I.3. Dravidian

This Proto-Dravidian version of the fable has been reconstructed using mainly lexicon from Burrow and Emeneau (1984) and morphosyntax from Andronov (2003).

kori-m ivuḷi-ku-m

kori boc-ku e-ā

ivuḷi-k-aṉ kāṇt-āṉ;

atu viṇ tēr-aṉ īẓipu,

atu peru mōr-aṉ,

atu āḷ caṭṭ kuditu.

kori ivuḷi-k-aṉ jant-āṉ:

“gunḍ e nō-aṉ,

āḷ kāṇpu ivuḷi-k-aṉ lātu.”

ivuḷi-k jant-ār: “āl korī!

gunḍ em nō-aṉ kāṇpu,

āḷ, jāḷ, kori-k-a boc-āl

tāṉ veku cavaḷi-ṉ vān,

kori-k-a boc-ku āṉ-ā.”

itu ālal kori vāj-kku ōḍ-āṉ.

Note: Proto-Dravidian features are sometimes difficult to reconstruct for an old, common period. It is believed that, during the earliest reconstructible stage, there were no cases, just postpositions which only later became bound to the noun and lost their internal etymological source.

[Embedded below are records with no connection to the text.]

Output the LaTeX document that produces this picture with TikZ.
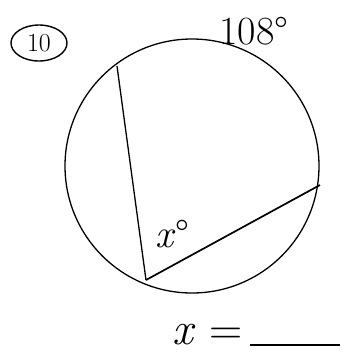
\documentclass[tikz,border=0pt]{standalone}
\usepackage{fontspec}
\usetikzlibrary{positioning}

\begin{document}
\begin{tikzpicture}[
    x=1pt, y=-1pt,
    rim/.style={draw, line width=1.3pt},
    chord/.style={draw, line width=1.3pt},
    label/.style={inner sep=0pt, font=\fontsize{40}{40}\selectfont}
]
\useasboundingbox (0,0) rectangle (344,360);

% circle and its chords
\coordinate (O) at (192,166);
\draw[rim] (O) circle [radius=127];
\coordinate (top) at (117,66);
\coordinate (vertex) at (146,280);
\coordinate (right) at (320,185);
\draw[chord] (top) -- (vertex);
\draw[chord, line width=1.7pt] (vertex) -- (right);

% labels
\node[label, font=\fontsize{26}{26}\selectfont] (num) at (39,43) {10};
\draw[line width=1.4pt] (num) ellipse [x radius=28, y radius=18];
\node[label] (arc) at (254,31) {108°};
\node[label] (ang) at (172,234) {\textit{x}°};
\node[label, font=\fontsize{46}{46}\selectfont] (ans) at (208,335) {\textit{x} =};
\coordinate (blankA) at (250,345);
\coordinate (blankB) at (340,345);
\draw[line width=1.6pt] (blankA) -- (blankB);
\end{tikzpicture}
\end{document}
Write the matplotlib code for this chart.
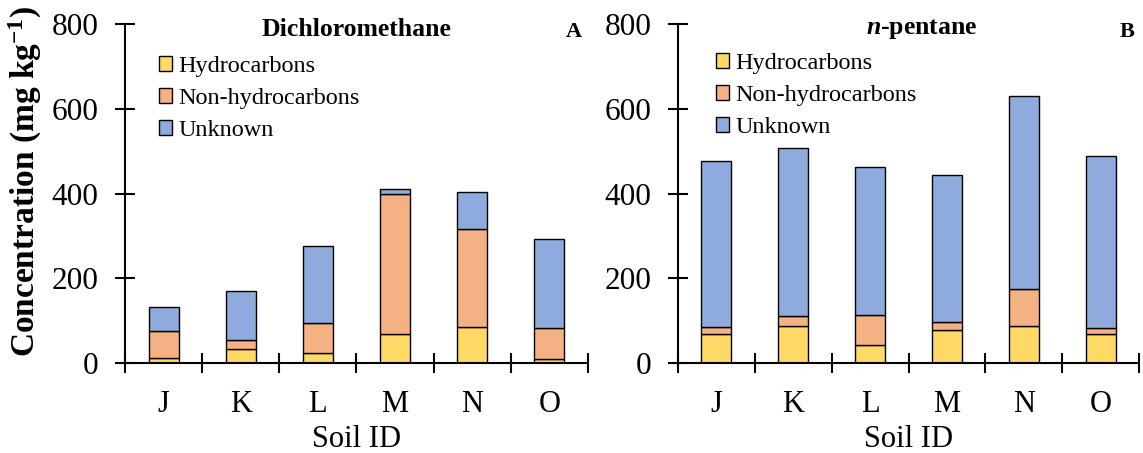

For this version of the fable, the accusative in *-(a) (probably a late Proto-Dravidian development) is also used, and reconstructed ‘case’ markers are thus also postponed to the general plural marker, and they are (like auxiliary verbs) marked in the text with a dash; but grammatical(ised) endings, like participial endings, are not.